● **Your objective**
Lift out, unaltered, the lines of the material below between the line holding "Output the web" and the line holding "const groupBlocks = [[0, 1], [2, 3], [4, 5], [6]];", counting both.

● **Exercise inputs**
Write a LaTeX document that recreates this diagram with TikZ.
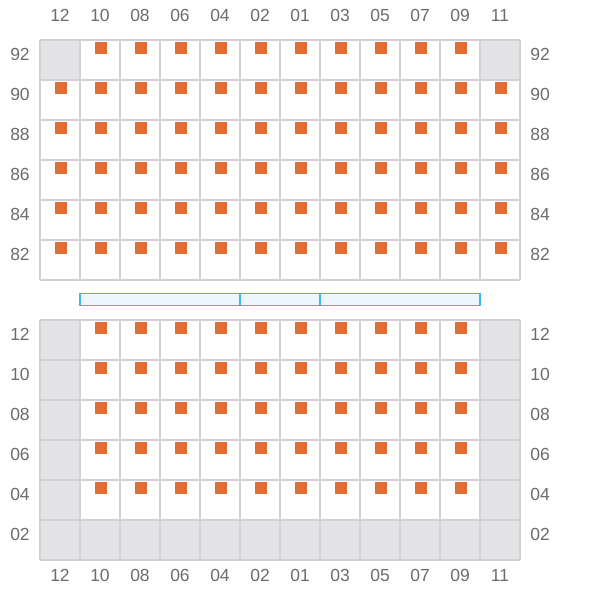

* * *

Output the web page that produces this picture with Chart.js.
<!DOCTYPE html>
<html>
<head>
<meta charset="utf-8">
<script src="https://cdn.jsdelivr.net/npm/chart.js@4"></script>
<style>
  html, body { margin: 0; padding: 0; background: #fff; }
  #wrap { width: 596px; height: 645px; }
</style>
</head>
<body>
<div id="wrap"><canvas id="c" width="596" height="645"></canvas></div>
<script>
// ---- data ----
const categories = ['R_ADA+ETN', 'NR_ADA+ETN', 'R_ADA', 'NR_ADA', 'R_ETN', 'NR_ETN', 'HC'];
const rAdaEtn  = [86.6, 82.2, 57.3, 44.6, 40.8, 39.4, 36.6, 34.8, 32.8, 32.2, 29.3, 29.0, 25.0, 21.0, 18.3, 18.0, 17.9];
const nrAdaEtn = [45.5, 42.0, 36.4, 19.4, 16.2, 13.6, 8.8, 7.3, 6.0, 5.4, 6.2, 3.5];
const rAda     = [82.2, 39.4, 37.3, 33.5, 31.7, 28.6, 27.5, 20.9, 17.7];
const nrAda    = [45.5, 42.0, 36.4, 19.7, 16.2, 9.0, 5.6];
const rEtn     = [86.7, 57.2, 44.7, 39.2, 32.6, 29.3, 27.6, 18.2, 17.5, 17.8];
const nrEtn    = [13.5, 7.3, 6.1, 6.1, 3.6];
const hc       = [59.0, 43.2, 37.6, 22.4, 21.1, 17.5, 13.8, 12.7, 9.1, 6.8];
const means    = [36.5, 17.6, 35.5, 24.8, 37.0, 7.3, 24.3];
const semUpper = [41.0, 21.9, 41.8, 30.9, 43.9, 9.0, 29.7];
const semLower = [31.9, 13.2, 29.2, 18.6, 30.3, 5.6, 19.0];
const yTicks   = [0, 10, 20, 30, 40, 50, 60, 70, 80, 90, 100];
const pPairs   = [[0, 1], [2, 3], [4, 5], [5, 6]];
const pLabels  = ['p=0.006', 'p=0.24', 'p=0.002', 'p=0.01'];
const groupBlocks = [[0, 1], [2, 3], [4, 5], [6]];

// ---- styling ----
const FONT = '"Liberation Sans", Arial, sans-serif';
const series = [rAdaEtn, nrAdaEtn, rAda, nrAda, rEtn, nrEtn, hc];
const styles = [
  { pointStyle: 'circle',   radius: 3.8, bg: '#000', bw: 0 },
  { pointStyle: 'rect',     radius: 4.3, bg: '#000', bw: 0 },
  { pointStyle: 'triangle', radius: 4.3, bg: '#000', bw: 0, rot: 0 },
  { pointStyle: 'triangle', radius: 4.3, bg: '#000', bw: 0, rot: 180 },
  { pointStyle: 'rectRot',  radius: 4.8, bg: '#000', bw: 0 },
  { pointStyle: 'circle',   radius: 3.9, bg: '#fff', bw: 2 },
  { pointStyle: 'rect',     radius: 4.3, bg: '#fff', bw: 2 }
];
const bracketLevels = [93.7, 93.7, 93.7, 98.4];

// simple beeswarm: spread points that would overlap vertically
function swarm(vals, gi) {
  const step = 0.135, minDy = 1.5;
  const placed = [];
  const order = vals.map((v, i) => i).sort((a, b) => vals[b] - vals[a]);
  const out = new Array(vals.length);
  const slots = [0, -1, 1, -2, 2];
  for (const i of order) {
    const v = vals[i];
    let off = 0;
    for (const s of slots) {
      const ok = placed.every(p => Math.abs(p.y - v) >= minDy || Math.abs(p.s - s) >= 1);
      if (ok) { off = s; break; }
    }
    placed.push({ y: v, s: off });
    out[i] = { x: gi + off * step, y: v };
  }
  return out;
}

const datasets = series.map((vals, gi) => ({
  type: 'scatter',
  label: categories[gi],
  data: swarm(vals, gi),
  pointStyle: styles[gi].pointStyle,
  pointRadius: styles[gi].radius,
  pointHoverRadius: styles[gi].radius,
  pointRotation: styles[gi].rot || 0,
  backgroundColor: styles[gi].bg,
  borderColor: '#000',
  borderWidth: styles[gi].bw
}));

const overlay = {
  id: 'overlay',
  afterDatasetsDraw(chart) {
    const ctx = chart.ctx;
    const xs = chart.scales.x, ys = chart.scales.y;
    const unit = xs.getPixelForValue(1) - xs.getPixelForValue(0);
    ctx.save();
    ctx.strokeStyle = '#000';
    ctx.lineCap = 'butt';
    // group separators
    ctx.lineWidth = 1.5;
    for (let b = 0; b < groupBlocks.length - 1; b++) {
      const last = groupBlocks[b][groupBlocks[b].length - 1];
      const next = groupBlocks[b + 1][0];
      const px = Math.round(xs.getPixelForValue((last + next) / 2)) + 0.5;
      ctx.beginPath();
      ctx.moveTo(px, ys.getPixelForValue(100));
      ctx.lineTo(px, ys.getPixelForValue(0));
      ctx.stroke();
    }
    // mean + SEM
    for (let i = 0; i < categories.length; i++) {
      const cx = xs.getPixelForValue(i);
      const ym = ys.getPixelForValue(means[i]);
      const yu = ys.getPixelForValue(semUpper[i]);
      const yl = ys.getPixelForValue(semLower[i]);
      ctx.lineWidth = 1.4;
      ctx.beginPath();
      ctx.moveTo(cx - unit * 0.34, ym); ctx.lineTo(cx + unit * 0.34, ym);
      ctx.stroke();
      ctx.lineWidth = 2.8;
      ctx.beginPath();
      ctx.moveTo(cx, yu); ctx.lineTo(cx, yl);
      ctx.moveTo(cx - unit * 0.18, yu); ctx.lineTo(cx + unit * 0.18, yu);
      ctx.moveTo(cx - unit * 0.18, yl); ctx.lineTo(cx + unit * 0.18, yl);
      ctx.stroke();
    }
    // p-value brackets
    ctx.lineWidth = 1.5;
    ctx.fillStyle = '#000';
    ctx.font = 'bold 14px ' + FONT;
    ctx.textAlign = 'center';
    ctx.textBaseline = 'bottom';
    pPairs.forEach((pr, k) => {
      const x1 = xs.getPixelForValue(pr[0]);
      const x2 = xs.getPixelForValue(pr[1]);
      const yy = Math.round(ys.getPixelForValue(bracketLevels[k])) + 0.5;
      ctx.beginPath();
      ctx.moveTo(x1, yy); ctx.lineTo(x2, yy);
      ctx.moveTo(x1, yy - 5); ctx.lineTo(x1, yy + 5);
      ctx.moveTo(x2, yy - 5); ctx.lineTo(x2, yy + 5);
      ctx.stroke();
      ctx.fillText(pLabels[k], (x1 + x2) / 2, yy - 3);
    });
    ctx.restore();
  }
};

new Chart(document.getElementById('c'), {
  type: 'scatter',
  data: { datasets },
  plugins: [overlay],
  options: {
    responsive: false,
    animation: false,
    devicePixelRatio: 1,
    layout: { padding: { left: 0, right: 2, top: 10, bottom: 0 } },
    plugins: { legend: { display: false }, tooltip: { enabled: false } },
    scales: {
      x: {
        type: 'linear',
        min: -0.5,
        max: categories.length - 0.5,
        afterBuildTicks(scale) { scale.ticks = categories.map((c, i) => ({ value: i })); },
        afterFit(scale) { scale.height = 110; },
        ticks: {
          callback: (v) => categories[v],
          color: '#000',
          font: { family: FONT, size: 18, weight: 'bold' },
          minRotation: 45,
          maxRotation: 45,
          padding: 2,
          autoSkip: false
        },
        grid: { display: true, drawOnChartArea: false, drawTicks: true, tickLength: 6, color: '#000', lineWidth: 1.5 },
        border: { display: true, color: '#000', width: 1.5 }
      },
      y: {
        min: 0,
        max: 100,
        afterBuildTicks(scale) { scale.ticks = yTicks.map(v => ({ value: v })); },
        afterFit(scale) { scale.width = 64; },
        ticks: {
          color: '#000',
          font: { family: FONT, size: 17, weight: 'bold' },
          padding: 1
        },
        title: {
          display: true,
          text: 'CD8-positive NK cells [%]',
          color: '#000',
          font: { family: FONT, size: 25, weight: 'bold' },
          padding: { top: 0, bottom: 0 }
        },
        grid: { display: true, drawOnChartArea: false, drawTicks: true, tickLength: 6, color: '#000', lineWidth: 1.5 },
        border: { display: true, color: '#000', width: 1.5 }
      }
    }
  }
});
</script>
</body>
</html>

● **Completed exercise**
Output the web page that produces this picture with Chart.js.
<!DOCTYPE html>
<html>
<head>
<meta charset="utf-8">
<script src="https://cdn.jsdelivr.net/npm/chart.js@4"></script>
<style>
  html, body { margin: 0; padding: 0; background: #fff; }
  #wrap { width: 596px; height: 645px; }
</style>
</head>
<body>
<div id="wrap"><canvas id="c" width="596" height="645"></canvas></div>
<script>
// ---- data ----
const categories = ['R_ADA+ETN', 'NR_ADA+ETN', 'R_ADA', 'NR_ADA', 'R_ETN', 'NR_ETN', 'HC'];
const rAdaEtn  = [86.6, 82.2, 57.3, 44.6, 40.8, 39.4, 36.6, 34.8, 32.8, 32.2, 29.3, 29.0, 25.0, 21.0, 18.3, 18.0, 17.9];
const nrAdaEtn = [45.5, 42.0, 36.4, 19.4, 16.2, 13.6, 8.8, 7.3, 6.0, 5.4, 6.2, 3.5];
const rAda     = [82.2, 39.4, 37.3, 33.5, 31.7, 28.6, 27.5, 20.9, 17.7];
const nrAda    = [45.5, 42.0, 36.4, 19.7, 16.2, 9.0, 5.6];
const rEtn     = [86.7, 57.2, 44.7, 39.2, 32.6, 29.3, 27.6, 18.2, 17.5, 17.8];
const nrEtn    = [13.5, 7.3, 6.1, 6.1, 3.6];
const hc       = [59.0, 43.2, 37.6, 22.4, 21.1, 17.5, 13.8, 12.7, 9.1, 6.8];
const means    = [36.5, 17.6, 35.5, 24.8, 37.0, 7.3, 24.3];
const semUpper = [41.0, 21.9, 41.8, 30.9, 43.9, 9.0, 29.7];
const semLower = [31.9, 13.2, 29.2, 18.6, 30.3, 5.6, 19.0];
const yTicks   = [0, 10, 20, 30, 40, 50, 60, 70, 80, 90, 100];
const pPairs   = [[0, 1], [2, 3], [4, 5], [5, 6]];
const pLabels  = ['p=0.006', 'p=0.24', 'p=0.002', 'p=0.01'];
const groupBlocks = [[0, 1], [2, 3], [4, 5], [6]];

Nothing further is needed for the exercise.